“This is all I ever wanted for you Will… For both of us.”
When I was watching Hannibal’s season, and possible series, finale last night I watched the ending multiple times. The first time I simply watched it, the second I began to process the gravity of what I had seen, and after the third I paused it on an image of the cliff. The cliff that Will threw himself and Hannibal off of.
Earlier this season, when it was announced that Hannibal had been dropped by NBC and we had possibly seen the last of these characters, I was bridging on furious. I felt that the series had never been given a proper chance, and that the world was being robbed of a beautiful art piece. But after the finale last night, I find that I am perfectly fine with the series ending in Will and Hannibal’s Reichenbach Fall.
For the past three seasons we have seen Will dance around what Hannibal believes to be his “true nature” as a killer. Last night we saw him give into that nature, and accept the instincts he had been fighting against. Working in unison with Hannibal, both friend and savior, Will is able to put an end to the “Great Red Dragon.” Afterwards Will fell into Hannibal’s arms, their deadly marriage being sealed. And then… he terminated it.
Fannibals will debate the reasons why for years. Could Will not stand what he had become?
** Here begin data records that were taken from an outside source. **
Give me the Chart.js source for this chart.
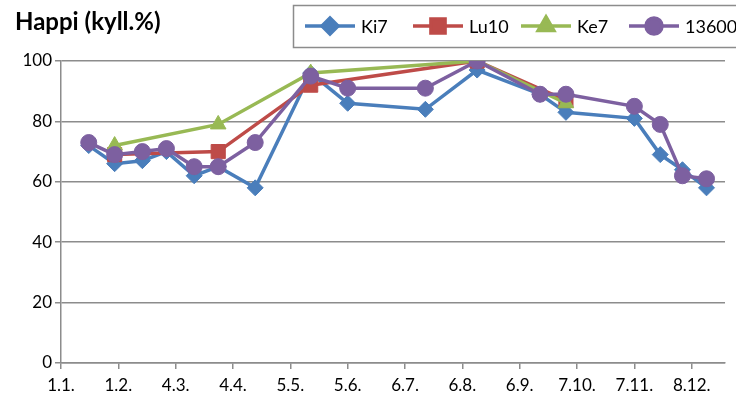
<!DOCTYPE html>
<html>
<head>
<meta charset="utf-8">
<script src="https://cdn.jsdelivr.net/npm/chart.js@4.4.1/dist/chart.umd.min.js"></script>
<style>
  html, body { margin: 0; padding: 0; background: #ffffff; }
  #wrap { width: 736px; height: 401px; }
</style>
</head>
<body>
<div id="wrap"><canvas id="c" width="736" height="401"></canvas></div>
<script>
// Sampling days (day of year, 1.1. = 0)
const sampleDays = [15, 29, 44, 57, 72, 85, 105, 135, 155, 197, 225, 259, 273, 310, 324, 336, 349];

// Oxygen saturation (%) per station; null = not sampled that day
const ki7   = [72, 66, 67, 70, 62, 65, 58, 96, 86, 84, 97, 89, 83, 81, 69, 64, 58];
const lu10  = [null, 69, null, null, null, 70, null, 92, null, null, 100, null, 87, null, null, null, null];
const ke7   = [null, 72, null, null, null, 79, null, 96, null, null, 100, null, 86, null, null, null, null];
const s13600 = [73, 69, 70, 71, 65, 65, 73, 95, 91, 91, 100, 89, 89, 85, 79, 62, 61];

// Date axis ticks every 31 days
const tickDays   = [0, 31, 62, 93, 124, 155, 186, 217, 248, 279, 310, 341];
const tickLabels = ['1.1.', '1.2.', '4.3.', '4.4.', '5.5.', '5.6.', '6.7.', '6.8.', '6.9.', '7.10.', '7.11.', '8.12.'];
const yTicks = [0, 20, 40, 60, 80, 100];

const FONT = 'Lato, "Open Sans", sans-serif';
const GRID = '#8c8c8c';

function points(values) {
  const out = [];
  values.forEach((v, i) => { if (v !== null) out.push({ x: sampleDays[i], y: v }); });
  return out;
}

function series(label, values, color, style, radius, order) {
  return {
    label, data: points(values), order,
    borderColor: color, backgroundColor: color,
    borderWidth: 3.5, pointStyle: style, pointRadius: radius,
    pointHoverRadius: radius, pointBorderWidth: 1,
    pointBorderColor: color, pointBackgroundColor: color,
    tension: 0
  };
}

const datasets = [
  series('Ki7', ki7, '#4a7ebb', 'rectRot', 8, 4),
  series('Lu10', lu10, '#be4b48', 'rect', 10, 3),
  series('Ke7', ke7, '#98b954', 'triangle', 9, 2),
  series('13600', s13600, '#7d60a0', 'circle', 8, 1)
];

// Title and boxed legend (equal-width entries) drawn on top of the chart
const decorations = {
  id: 'decorations',
  afterDraw(chart) {
    const ctx = chart.ctx;
    ctx.save();
    ctx.fillStyle = '#000';
    ctx.font = 'bold 24px ' + FONT;
    ctx.textBaseline = 'middle';
    ctx.textAlign = 'left';
    ctx.fillText('Happi (kyll.%)', 15, 22);

    ctx.strokeStyle = GRID;
    ctx.lineWidth = 1.5;
    ctx.strokeRect(293.5, 5.5, 470, 42);

    ctx.font = '18px ' + FONT;
    const y = 26;
    chart.data.datasets.forEach((ds, i) => {
      const x = 305 + i * 108;
      ctx.strokeStyle = ds.borderColor;
      ctx.lineWidth = 3.5;
      ctx.beginPath();
      ctx.moveTo(x, y);
      ctx.lineTo(x + 50, y);
      ctx.stroke();
      ctx.fillStyle = ds.borderColor;
      Chart.helpers.drawPoint(ctx, { pointStyle: ds.pointStyle, radius: ds.pointRadius, borderWidth: 1 }, x + 25, y);
      ctx.fillStyle = '#000';
      ctx.fillText(ds.label, x + 56, y + 1);
    });
    ctx.restore();
  }
};

new Chart(document.getElementById('c'), {
  type: 'line',
  data: { datasets },
  plugins: [decorations],
  options: {
    responsive: false,
    animation: false,
    layout: { padding: { left: 0, top: 61, right: 0, bottom: 0 } },
    plugins: { legend: { display: false }, tooltip: { enabled: false } },
    scales: {
      x: {
        type: 'linear', min: 0, max: 359,
        afterBuildTicks: s => { s.ticks = tickDays.map(v => ({ value: v })); },
        afterFit: s => { s.height = 38; },
        grid: { drawOnChartArea: false, drawTicks: true, tickLength: 6, color: GRID, lineWidth: 1.5 },
        border: { display: true, color: GRID, width: 1.5 },
        ticks: {
          autoSkip: false, maxRotation: 0, padding: 6, color: '#000',
          font: { family: FONT, size: 17 },
          callback: (v, i) => tickLabels[i]
        }
      },
      y: {
        min: 0, max: 100,
        afterBuildTicks: s => { s.ticks = yTicks.map(v => ({ value: v })); },
        afterFit: s => { s.width = 61; },
        grid: { drawTicks: true, tickLength: 6, color: GRID, lineWidth: 1.5 },
        border: { display: true, color: GRID, width: 1.5 },
        ticks: { padding: 3, color: '#000', font: { family: FONT, size: 17 } }
      }
    }
  }
});
</script>
</body>
</html>
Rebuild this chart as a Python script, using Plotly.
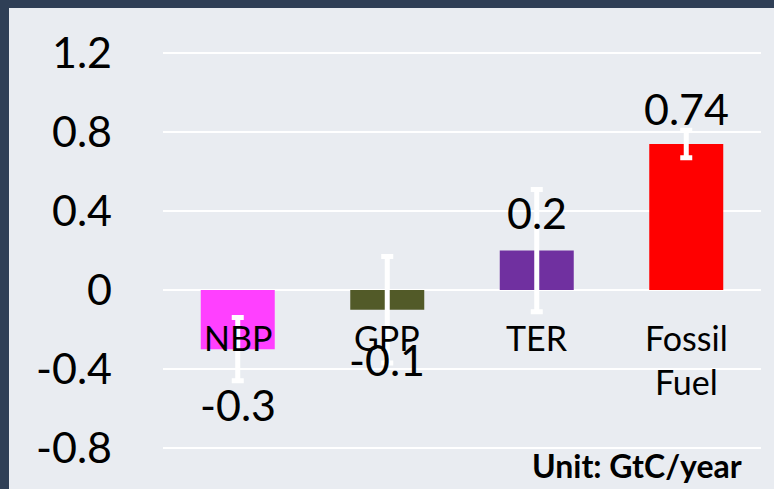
import plotly.graph_objects as go

# ---- data ----
categories = ["NBP", "GPP", "TER", "Fossil<br>Fuel"]
values = [-0.3, -0.1, 0.2, 0.74]
errors = [0.16, 0.27, 0.31, 0.07]
value_labels = ["-0.3", "-0.1", "0.2", "0.74"]
tick_vals = [-0.8, -0.4, 0, 0.4, 0.8, 1.2]
tick_text = ["-0.8", "-0.4", "0", "0.4", "0.8", "1.2"]
unit_text = "Unit: GtC/year"

# ---- styles ----
bar_colors = ["#ff40ff", "#525a28", "#7030a0", "#ff0000"]
label_shifts = [-55, -50, 38, 36]
BG = "#e9ecf1"
BORDER = "#2f3f56"
FONT = "Lato, 'Open Sans', sans-serif"

W, H = 774, 489
ML, MR, MT, MB = 163, 13, 8, 0
PW, PH = W - ML - MR, H - MT - MB

fig = go.Figure()
fig.add_trace(go.Bar(
    x=categories, y=values,
    marker=dict(color=bar_colors, line=dict(width=0)),
    error_y=dict(type="data", array=errors, visible=True,
                 color="white", thickness=5, width=6),
    hoverinfo="skip",
))

annotations = []
# value labels
for c, v, t, s in zip(categories, values, value_labels, label_shifts):
    annotations.append(dict(x=c, y=v, xref="x", yref="y", text=t, showarrow=False,
                            yshift=s, yanchor="middle", xanchor="center",
                            font=dict(family=FONT, size=43, color="black")))
# category labels inside plot
for c in categories:
    annotations.append(dict(x=c, y=-0.128, xref="x", yref="y", text=c, showarrow=False,
                            yanchor="top", xanchor="center",
                            font=dict(family=FONT, size=34, color="black")))
# unit
annotations.append(dict(x=(744 - ML) / PW, y=(H - 465 - MB) / PH, xref="paper", yref="paper",
                        text="<b>" + unit_text + "</b>", showarrow=False,
                        xanchor="right", yanchor="middle",
                        font=dict(family=FONT, size=32, color="black")))

def px_x(p):
    return (p - ML) / PW

def px_y(p):
    return (H - MB - p) / PH

# light panel over the dark paper, leaving a dark band at top and left
shapes = [
    dict(type="rect", xref="paper", yref="paper", x0=px_x(9), x1=px_x(W + 2), y0=px_y(H + 2), y1=px_y(8),
         fillcolor=BG, line=dict(width=0), layer="below"),
]

ppu = 197.25
zero_px = 290
y_top = (zero_px - MT) / ppu
y_bot = (zero_px - (H - MB)) / ppu

fig.update_layout(
    width=W, height=H,
    margin=dict(l=ML, r=MR, t=MT, b=MB, pad=0),
    paper_bgcolor=BORDER, plot_bgcolor=BG,
    showlegend=False,
    bargap=0.505,
    xaxis=dict(showticklabels=False, showgrid=False, zeroline=False, showline=False,
               ticks="", range=[-0.5, 3.5]),
    yaxis=dict(range=[y_bot, y_top], tickvals=tick_vals, ticktext=tick_text,
               showgrid=True, gridcolor="white", gridwidth=2,
               zeroline=True, zerolinecolor="white", zerolinewidth=2,
               showline=False, ticks="", ticklabelstandoff=50,
               tickfont=dict(family=FONT, size=43, color="black")),
    annotations=annotations,
    shapes=shapes,
)

fig.write_html("out.html", config={"displayModeBar": False},
               post_script="document.body.style.margin='0';document.body.style.overflow='hidden';")
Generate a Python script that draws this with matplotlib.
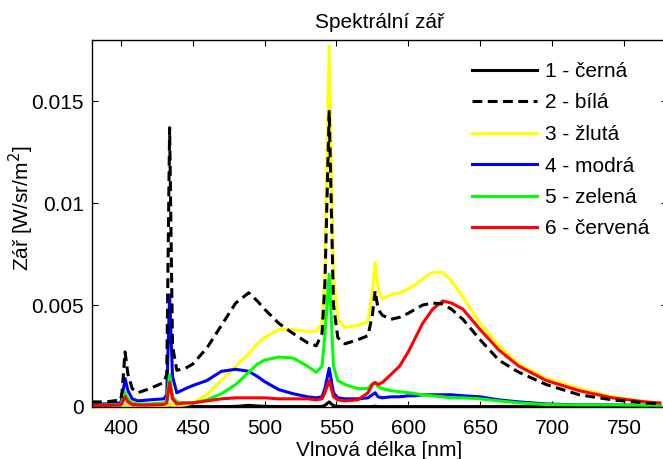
import matplotlib
matplotlib.use("Agg")
import matplotlib.pyplot as plt

plt.rcParams['font.family'] = ['Liberation Sans', 'DejaVu Sans']

SCALE = 1e-3  # values below are in units of 1e-3 W/sr/m^2

wavelength = [380, 390, 400, 401, 403, 405, 408, 412, 420, 430,
              432, 434, 436, 439, 445, 450, 460, 470, 480, 489,
              495, 500, 510, 520, 530, 536, 540, 542, 545, 548,
              551, 556, 565, 572, 575, 577, 579, 582, 588, 594,
              600, 605, 610, 617, 624, 630, 638, 650, 663, 677,
              696, 719, 742, 765, 775]

cerna = [0.02, 0.02, 0.02, 0.02, 0.05, 0.02, 0.02, 0.02, 0.02, 0.02,
         0.03, 0.12, 0.04, 0.02, 0.02, 0.02, 0.02, 0.02, 0.03, 0.08,
         0.05, 0.03, 0.02, 0.02, 0.02, 0.02, 0.03, 0.08, 0.25, 0.06,
         0.03, 0.02, 0.02, 0.02, 0.02, 0.04, 0.02, 0.02, 0.02, 0.02,
         0.02, 0.02, 0.02, 0.02, 0.02, 0.02, 0.02, 0.02, 0.02, 0.02,
         0.02, 0.02, 0.02, 0.02, 0.02]

bila = [0.25, 0.25, 0.35, 0.8, 2.7, 1.6, 0.9, 0.7, 0.9, 1.2,
        1.6, 13.7, 3.0, 1.8, 1.9, 2.1, 2.9, 4.0, 5.1, 5.6,
        5.2, 4.8, 4.1, 3.6, 3.15, 3.0, 3.6, 6.0, 14.5, 5.0,
        3.4, 3.1, 3.3, 3.5, 4.5, 5.7, 4.8, 4.5, 4.3, 4.4,
        4.6, 4.8, 5.0, 5.1, 5.05, 4.8, 4.3, 3.3, 2.3, 1.7,
        1.1, 0.6, 0.35, 0.2, 0.15]

zluta = [0.05, 0.05, 0.05, 0.05, 0.08, 0.05, 0.05, 0.05, 0.05, 0.05,
         0.05, 0.12, 0.06, 0.05, 0.1, 0.2, 0.6, 1.3, 2.0, 2.6,
         3.1, 3.4, 3.8, 3.8, 3.7, 3.7, 4.1, 6.5, 17.7, 6.5,
         4.3, 3.9, 4.0, 4.2, 5.6, 7.1, 5.8, 5.3, 5.5, 5.6,
         5.8, 6.0, 6.3, 6.6, 6.6, 6.2, 5.4, 4.1, 3.0, 2.1,
         1.4, 0.9, 0.5, 0.25, 0.15]

modra = [0.15, 0.15, 0.2, 0.5, 1.4, 0.8, 0.4, 0.3, 0.35, 0.4,
         0.6, 5.5, 1.5, 0.7, 0.9, 1.05, 1.3, 1.75, 1.85, 1.75,
         1.5, 1.25, 0.85, 0.65, 0.5, 0.45, 0.5, 0.9, 1.9, 0.7,
         0.45, 0.4, 0.4, 0.45, 0.6, 0.7, 0.5, 0.45, 0.5, 0.5,
         0.55, 0.55, 0.6, 0.6, 0.6, 0.6, 0.55, 0.5, 0.35, 0.25,
         0.15, 0.1, 0.1, 0.08, 0.08]

zelena = [0.1, 0.1, 0.12, 0.3, 0.7, 0.4, 0.2, 0.15, 0.15, 0.2,
          0.3, 1.6, 0.5, 0.25, 0.2, 0.2, 0.35, 0.65, 1.1, 1.7,
          2.1, 2.3, 2.45, 2.4, 2.0, 1.7, 2.0, 3.5, 6.5, 2.0,
          1.3, 1.1, 0.9, 0.9, 1.15, 1.2, 1.0, 0.9, 0.8, 0.75,
          0.7, 0.65, 0.6, 0.55, 0.5, 0.45, 0.45, 0.4, 0.3, 0.2,
          0.12, 0.1, 0.1, 0.08, 0.08]

cervena = [0.08, 0.08, 0.1, 0.2, 0.5, 0.25, 0.12, 0.1, 0.1, 0.12,
           0.2, 1.2, 0.4, 0.15, 0.2, 0.2, 0.3, 0.4, 0.45, 0.45,
           0.45, 0.45, 0.4, 0.4, 0.4, 0.35, 0.4, 0.7, 1.3, 0.5,
           0.35, 0.3, 0.35, 0.7, 1.1, 1.2, 1.1, 1.2, 1.6, 2.0,
           2.7, 3.4, 4.1, 4.8, 5.2, 5.1, 4.8, 3.8, 2.8, 2.0,
           1.3, 0.8, 0.45, 0.25, 0.2]

labels = ['1 - černá', '2 - bílá', '3 - žlutá', '4 - modrá', '5 - zelená', '6 - červená']
xticks = [400, 450, 500, 550, 600, 650, 700, 750]
yticks = [0, 0.005, 0.01, 0.015]
ytick_labels = ['0', '0.005', '0.01', '0.015']

W, H = 663, 459
fig = plt.figure(figsize=(W / 100, H / 100), dpi=100)
ax = fig.add_axes([92 / W, 1 - 407 / H, (667 - 92) / W, (407 - 40) / H])

def sc(v):
    return [x * SCALE for x in v]

lw = 2.2
h1, = ax.plot(wavelength, sc(cerna), color='black', lw=lw, zorder=2)
h2, = ax.plot(wavelength, sc(bila), color='black', lw=lw, ls=(0, (3.2, 1.8)), zorder=3)
h3, = ax.plot(wavelength, sc(zluta), color=(1, 1, 0), lw=lw, zorder=2)
h4, = ax.plot(wavelength, sc(modra), color=(0, 0, 1), lw=lw, zorder=2)
h5, = ax.plot(wavelength, sc(zelena), color=(0, 1, 0), lw=lw, zorder=2)
h6, = ax.plot(wavelength, sc(cervena), color=(1, 0, 0), lw=lw, zorder=2)

FS = 15
ax.set_xlim(380, 780)
ax.set_ylim(0, 0.018)
ax.set_xticks(xticks)
ax.set_yticks(yticks)
ax.set_yticklabels(ytick_labels)
ax.tick_params(direction='in', top=True, right=True, length=4, width=0.8,
               labelsize=FS)
ax.tick_params(axis='x', pad=9)
ax.tick_params(axis='y', pad=6)
for s in ax.spines.values():
    s.set_linewidth(1.0)

ax.set_title('Spektrální zář', fontsize=FS, pad=9)
ax.set_xlabel('Vlnová délka [nm]', fontsize=FS, labelpad=2)
ax.set_ylabel('Zář [W/sr/m$^2$]', fontsize=FS)
ax.yaxis.set_label_coords(-0.098, 0.54)

ax.legend([h1, h2, h3, h4, h5, h6], labels, loc='upper left',
          bbox_to_anchor=(472 / W, 1 - 62 / H), bbox_transform=fig.transFigure,
          frameon=False, fontsize=FS, handlelength=3.1, handletextpad=0.4,
          borderpad=0, borderaxespad=0, labelspacing=0.6)

fig.savefig('out.png', dpi=100)
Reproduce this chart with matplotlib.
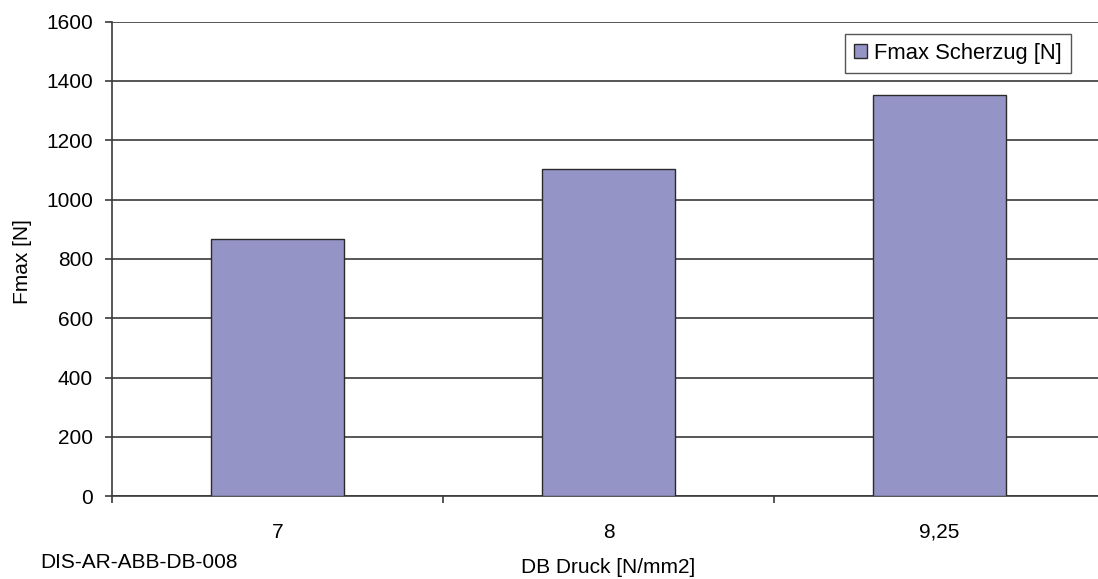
import matplotlib
matplotlib.use("Agg")
import matplotlib.pyplot as plt
from matplotlib.ticker import FixedLocator

plt.rcParams['font.family'] = ['Liberation Sans', 'DejaVu Sans']

categories = ["7", "8", "9,25"]
fmax_values = [868, 1104, 1353]
y_ticks = [0, 200, 400, 600, 800, 1000, 1200, 1400, 1600]

W, H = 1098, 579
FS = 15
fig = plt.figure(figsize=(W / 100, H / 100), dpi=100)
left, right, top, bottom = 112, 1105, 21.5, 496.3
ax = fig.add_axes([left / W, 1 - bottom / H, (right - left) / W, (bottom - top) / H])

x = list(range(len(categories)))
ax.bar(x, fmax_values, width=0.4, color="#9494C6", edgecolor="#2a2a2a",
       linewidth=1.0, zorder=3, label="Fmax Scherzug [N]")

ax.set_xlim(-0.5, len(categories) - 0.5)
ax.set_ylim(0, 1600)
ax.set_yticks(y_ticks)
ax.yaxis.grid(True, color="#3a3a3a", linewidth=1.2, zorder=0)
ax.set_axisbelow(True)

# category labels sit at bar centres, tick marks at the category boundaries
ax.set_xticks(x)
ax.set_xticklabels(categories)
ax.xaxis.set_minor_locator(FixedLocator([i - 0.5 for i in range(len(categories) + 1)]))
ax.tick_params(axis="x", which="major", length=0, pad=19, labelsize=FS)
ax.tick_params(axis="x", which="minor", length=5, width=1.2, color="#3a3a3a", direction="out")
ax.tick_params(axis="y", length=5, width=1.2, color="#3a3a3a", pad=8.6, labelsize=FS)

for s in ["top", "right"]:
    ax.spines[s].set_visible(False)
for s in ["left", "bottom"]:
    ax.spines[s].set_color("#3a3a3a")
    ax.spines[s].set_linewidth(1.2)

ax.set_ylabel("Fmax [N]", fontsize=FS)
ax.yaxis.label.set_va("center")
ax.yaxis.set_label_coords((22 - left) / (right - left), 0.495)

ax.set_xlabel("DB Druck [N/mm2]", fontsize=FS)
ax.xaxis.set_label_coords(0.5, (bottom - 558) / (bottom - top))

leg = ax.legend(loc="upper right", bbox_to_anchor=(1071 / W, 1 - 34 / H),
                bbox_transform=fig.transFigure, fontsize=15.8, frameon=True,
                fancybox=False, edgecolor="#2a2a2a", handlelength=0.6,
                handleheight=0.6, handletextpad=0.35, borderpad=0.4,
                borderaxespad=0)
leg.get_frame().set_linewidth(1.0)

fig.text(40 / W, 1 - 562 / H, "DIS-AR-ABB-DB-008", fontsize=FS, va="center", ha="left")

fig.savefig("out.png", dpi=100, facecolor="white")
Did he realize that after the he and his friend had been mortally wounded by the “Dragon” that their end was near and wished to go on his own terms? Was it one last act of self-sacrifice, saving the world from the death and destruction he would bring? Maybe he had accepted that he and Hannibal would never live free together, and thus decided that they could at least die together?
I was expecting to write more about the finale, but I feel that I want to simply sit back and appreciate everything the show has given us. It was a beautifully macabre experience that I am immensely grateful I got to experience. There was nothing on air like it, and I am not sure if there will be again.
And so the fans have become Bedelia, waiting at the dinner table for Hannibal and Will to return. We have given ourselves to this show, serving up our own leg, to the two we both fear and admire. It is possible we will be waiting for a long while, but maybe not. Maybe, just maybe, we will not dine alone tonight.